Vues de la scène du Così fan tutte d'Anne Teresa De Keersmaeker avant le début
de la représentation (haut), et aux saluts (bas), Photos Fabien Rivière ©
Proposer à un/e chorégraphe contemporain/e la mise en scène d’un opéra est peut-être une bonne idée. Mais peut-être pas. À vrai dire la question reste ouverte. Ainsi l’Opéra national de Paris présentait du 23 janvier au 19 février 2016 pour une série de 6 représentations un Così fan tutte. Opera buffa en deux actes que signe la Belge Anne Teresa De Keersmaeker. La production sera reprise la saison prochaine du 12 septembre au 21 octobre 7 fois (En savoir +). On peut préciser qu'un opéra bouffe est un opéra traitant d'un sujet comique ou léger.
Così fan tutte, qui date de 1790, est le dernier opéra de Wolfgang Amadeus Mozart, qui meurt en 1791 à 35 ans. Le livret est de Lorenzo Da Ponte.
Ce qui frappe, dans un premier temps, c’est le décalage qui existe entre la qualité de la musique et la relative faiblesse du texte du livret, qui comprend des discussions assez banales et des réflexions plus générales assez belles sur le sujet abordé. L’enjeu est simple : des hommes vont tester la fidélité de femmes. Sans doute, pour l’époque, on peut noter l’égalité entre les hommes et les femmes, et l’intervention d’une servante avec qui l’on discute sur un pied d’égalité en quelque sorte.
Nous avons assisté à la 5° (et avant-dernière) représentation, du deuxième balcon face. Quand on regarde vers le bas, vers la corbeille, on observe une majorité de chevelures blanches. Pour le renouvellement du public, on repassera. Dans un théâtre à l’italienne seules certaines catégories de places, les plus chères, jusqu'à la catégorie "Optima" à 210 € pour ce programme, permettent une bonne visibilité. Les autres places ne permettent de voir qu’une partie de la scène.
La scène est vide, — si ce n’est 7 hauts panneaux rectangulaires verticaux transparents et pas très larges installés les uns à côté des autres sur une ligne qui va vers le fond du plateau, à droite et à gauche en bord de scène, — d’une scène immaculée de blanc, qui suggère un vaste loft - hangar, avec au fond cette lourde, haute et large porte métallique fermée.

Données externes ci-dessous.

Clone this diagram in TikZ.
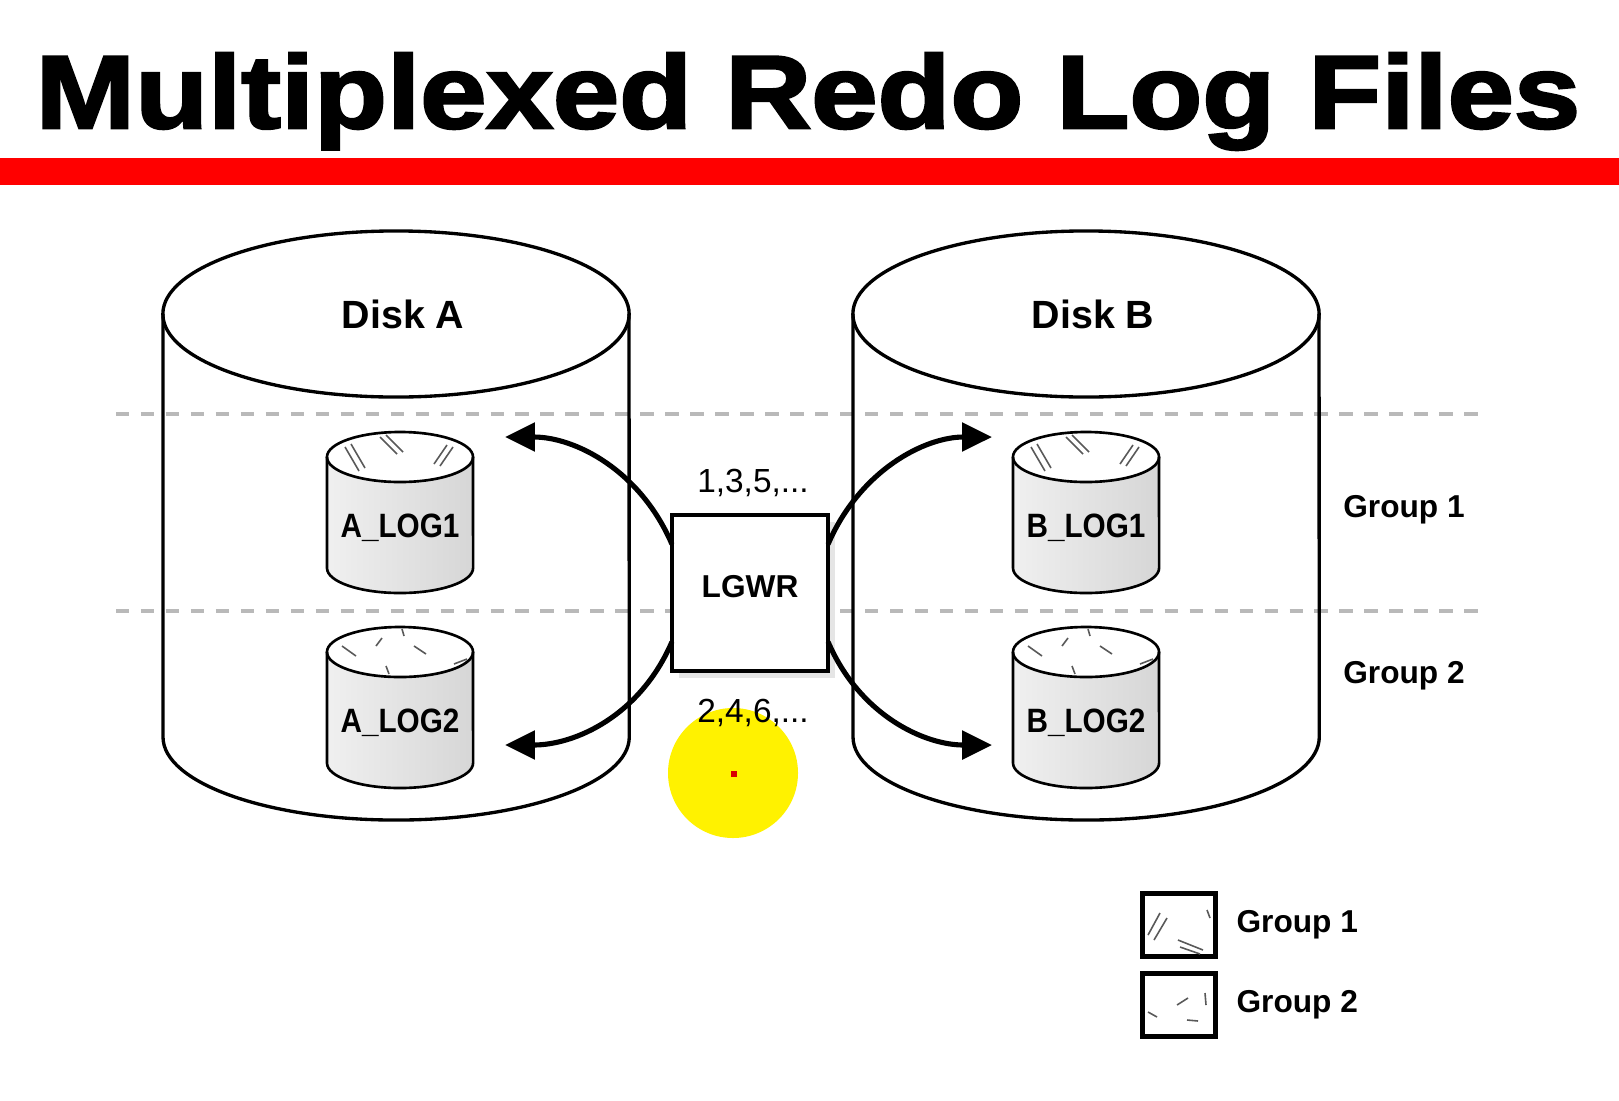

Le chef Suisse Philippe Jordan, directeur musical de l'Opéra national de Paris, dirige l’orchestre et les choeurs. C’est professionnel. Façon de dire qu’il manque un élément fondamental : l’émotion. C’est un peu gênant. Chaque chanteur est doublé par un danseur. À l’origine il y avait deux distributions de danseurs, l’une venant du Ballet de l’Opéra de Paris, l’autre de la compagnie de la chorégraphe, Rosas. Les premiers ont été remerciés à Noël pour une raison qui demeure inconnue, justifiée ou pas (mais ils semblent déçus de cette fin abrupte). Côté danse, on est frappé par la grande et constante pauvreté de la gestuelle. À l'inverse, le Golden Hours (As you like it), qui date de 2015, d'Anne Teresa De Keersmaeker, était un chef-d'œuvre.
On passe donc une soirée « tranquille », « propre », sans émotion et sans écriture des corps. On peut penser à un gentil spectacle bourgeois. On aurait aimé que la chorégraphe manifeste un peu plus de tempérament, elle en a, en secouant un peu tout cela, qu’elle soit un peu moins « timorée », « bien élevée », sinon « sage », comme une image. Elle semble avoir perdue en route la nécessité du projet, pour autant qu’il y en ait eu une au commencement.